[Web-SIG] bytes, strings, and Unicode in Jython, IronPython, and CPython 3.0

Tue Sep 14 18:59:30 CEST 2004

I've reviewed last month's Python-Dev discussion about the future Python 
'bytes()' type, and the eventual transition away from Python's current 
8-bit strings.

Mainly, the impression I get is that significant change in this respect 
really can't happen until Python 3.0, because too many things have to 
change at once for it to work.

So, here's what I propose to do about the open issue in PEP 333.  Servers 
and gateways that run under Python implementations where all strings are 
Unicode (e.g. Jython) *may*:

  * accept Unicode statuses and headers, so long as they properly encode 
them for transmission (latin-1 + RFC 2047)

  * accept Unicode for response body segments, so long as each segment may 
be encoded as latin-1 (i.e. only uses chars 0-255)

  * produce Unicode input headers and body strings by decoding from 
latin-1, as long as the produced values are considered type 'str' for that 
Python implementation.

I think that these rules allow conformance with the "letter of the law" for 
the rest of the WSGI spec, since servers, gateways, and applications are 
still required to use 'str' instances in all of the above cases.  The issue 
here is that non-CPython implementations may be able to place arbitrary 
Unicode characters in a 'str' instance, so the encoding rules need to be clear.

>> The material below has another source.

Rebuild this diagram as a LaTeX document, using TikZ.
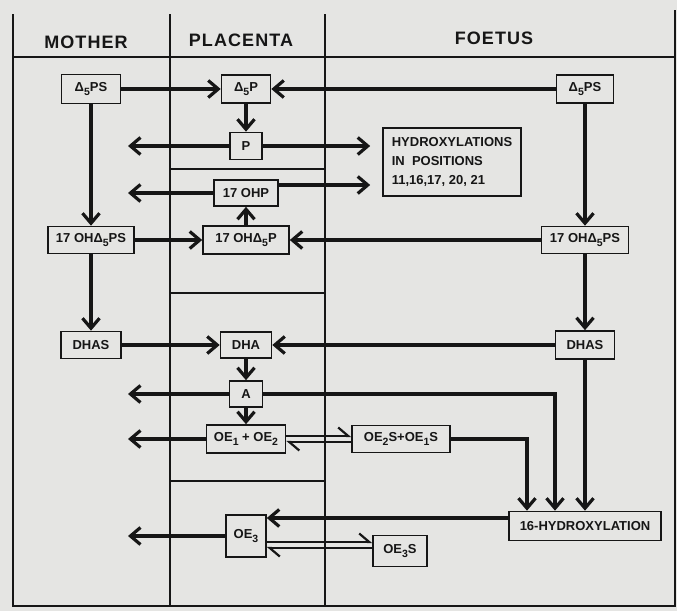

I think this is probably the right thing to do, leaving the adoption of any 
"byte array" usage to Python 3.0 and WSGI 2.0 or 3.0 or whatever we're on 
by then.  But I am not a Unicode guru, and I'm definitely not familiar with 
the details of non-CPython 'str' vs. Unicode issues.  So, I hope that there 
are some folks out there (Alan?) who can comment on this.  Thanks.